Take the lines from the head of the listing through the one bearing "color='#666699', edgecolor='black', linewidth=1.3, zorder=3)" and copy them exactly, leaving every picture out.

* _RECORDED INFORMATION_:
----

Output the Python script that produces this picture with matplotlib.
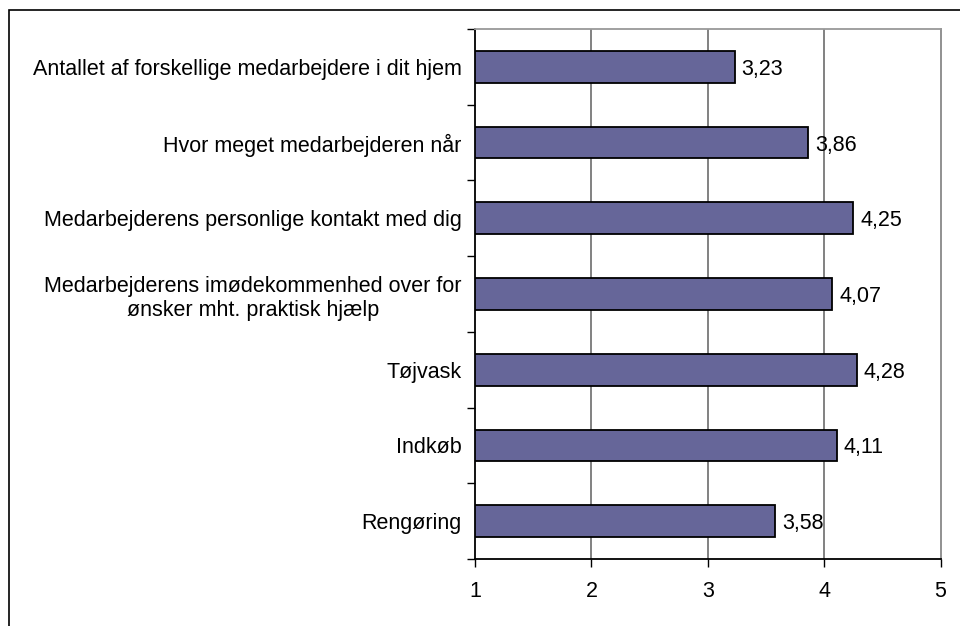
import matplotlib.pyplot as plt
from matplotlib.patches import Rectangle

# data (top to bottom as in the chart)
categories = [
    'Antallet af forskellige medarbejdere i dit hjem',
    'Hvor meget medarbejderen når',
    'Medarbejderens personlige kontakt med dig',
    'Medarbejderens imødekommenhed over for\nønsker mht. praktisk hjælp',
    'Tøjvask',
    'Indkøb',
    'Rengøring',
]
values = [3.23, 3.86, 4.25, 4.07, 4.28, 4.11, 3.58]
xticks = [1, 2, 3, 4, 5]

plt.rcParams['font.family'] = ['Liberation Sans', 'DejaVu Sans']
fs = 15.5

fig = plt.figure(figsize=(9.6, 6.26), dpi=100)
ax = fig.add_axes([0.4948, 0.107, 0.485, 0.8467])

# outer frame (left and top visible only)
fig.patches.append(Rectangle((9 / 960, -0.1), 1.2, (626 - 10) / 626 + 0.1,
                             transform=fig.transFigure, fill=False,
                             edgecolor='black', linewidth=1.2))

ypos = list(range(len(categories)))
ax.barh(ypos, [v - 1 for v in values], left=1, height=0.42,
        color='#666699', edgecolor='black', linewidth=1.3, zorder=3)

for y, v in zip(ypos, values):
    ax.text(v + 0.06, y, f'{v:.2f}'.replace('.', ','), va='center_baseline',
            ha='left', fontsize=fs, zorder=4)

ax.set_xlim(1, 5)
ax.set_ylim(len(categories) - 0.5, -0.5)
ax.set_xticks(xticks)
ax.set_xticklabels([str(t) for t in xticks], fontsize=fs)
ax.set_yticks(ypos)
ax.set_yticklabels(categories, fontsize=fs, ha='right', multialignment='center')
ax.tick_params(axis='y', which='major', length=0, pad=9.5)
ax.set_yticks([y - 0.5 for y in ypos] + [len(categories) - 0.5], minor=True)
ax.tick_params(axis='y', which='minor', length=6, width=1, direction='out')
ax.tick_params(axis='x', length=6, width=1, direction='out', pad=10)

for x in xticks[1:-1]:
    ax.axvline(x, color='#777777', linewidth=1.3, zorder=1)

ax.spines['left'].set_color('black')
ax.spines['bottom'].set_color('black')
ax.spines['top'].set_color('#999999')
ax.spines['right'].set_color('#888888')
for s in ax.spines.values():
    s.set_linewidth(1.3)

fig.savefig('out.png', dpi=100)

----

* _EXERCISE RESULT_:
Output the Python script that produces this picture with matplotlib.
import matplotlib.pyplot as plt
from matplotlib.patches import Rectangle

# data (top to bottom as in the chart)
categories = [
    'Antallet af forskellige medarbejdere i dit hjem',
    'Hvor meget medarbejderen når',
    'Medarbejderens personlige kontakt med dig',
    'Medarbejderens imødekommenhed over for\nønsker mht. praktisk hjælp',
    'Tøjvask',
    'Indkøb',
    'Rengøring',
]
values = [3.23, 3.86, 4.25, 4.07, 4.28, 4.11, 3.58]
xticks = [1, 2, 3, 4, 5]

plt.rcParams['font.family'] = ['Liberation Sans', 'DejaVu Sans']
fs = 15.5

fig = plt.figure(figsize=(9.6, 6.26), dpi=100)
ax = fig.add_axes([0.4948, 0.107, 0.485, 0.8467])

# outer frame (left and top visible only)
fig.patches.append(Rectangle((9 / 960, -0.1), 1.2, (626 - 10) / 626 + 0.1,
                             transform=fig.transFigure, fill=False,
                             edgecolor='black', linewidth=1.2))

ypos = list(range(len(categories)))
ax.barh(ypos, [v - 1 for v in values], left=1, height=0.42,
        color='#666699', edgecolor='black', linewidth=1.3, zorder=3)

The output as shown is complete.